Один novio признается, что он — типичный андалусец и не доверяет своей novia. Несмотря на то, что он «влюблен до безумия» и девушка ни разу не дала ему повода подозревать ее в измене, он чувствует, что ему необходимо получить доказательство ее любви, и спрашивает, к какому способу лучше прибегнуть, чтобы быть полностью уверенным.
Девушка пишет, что ее novio не позволяет ей никуда ходить с ее друзьями, если не может сам пойти с ними, но зато идет выпить и потанцевать с приятелями, когда ему хочется. В свое оправдание он говорит, что у novios есть определенные права, которые не распространяются на novias, и что мужчинам позволено делать все, что им угодно, потому что они — мужчины, а женщина должна сидеть дома, потому что она — женщина. Бедная девушка так часто это слышала, что начала верить и подчиняться ему, полагая, что так и должно быть. «Если вы будете подчиняться ему,— ответил дон Хосе с прямотой, которая привела бы в смятение его английских коллег,— то этим покажете, что ума у вас в голове не больше, чем в диетическом хлебце. Вы никогда не будете счастливы с подобным мужчиной — вы станете рабыней на всю жизнь».

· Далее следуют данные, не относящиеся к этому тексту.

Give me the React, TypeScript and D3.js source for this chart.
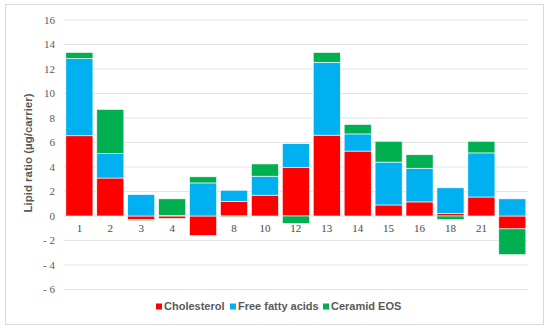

Другая девушка в своем письме поднимает курьезную и типично испанскую проблему обмена клятвами верности перед святым образом: «Мой novio должен был уехать из города. Перед отъездом, в минуту сомнения, он попросил меня поклясться перед иконой, что я его не оставлю. Я не была уверена в том, что люблю его настолько сильно, чтобы выйти за него замуж, но, чтобы успокоить его, согласилась дать клятву. Теперь я раздумываю, грешно ли будет сказать ему, что я не настолько его люблю, чтобы связывать себя обещанием?»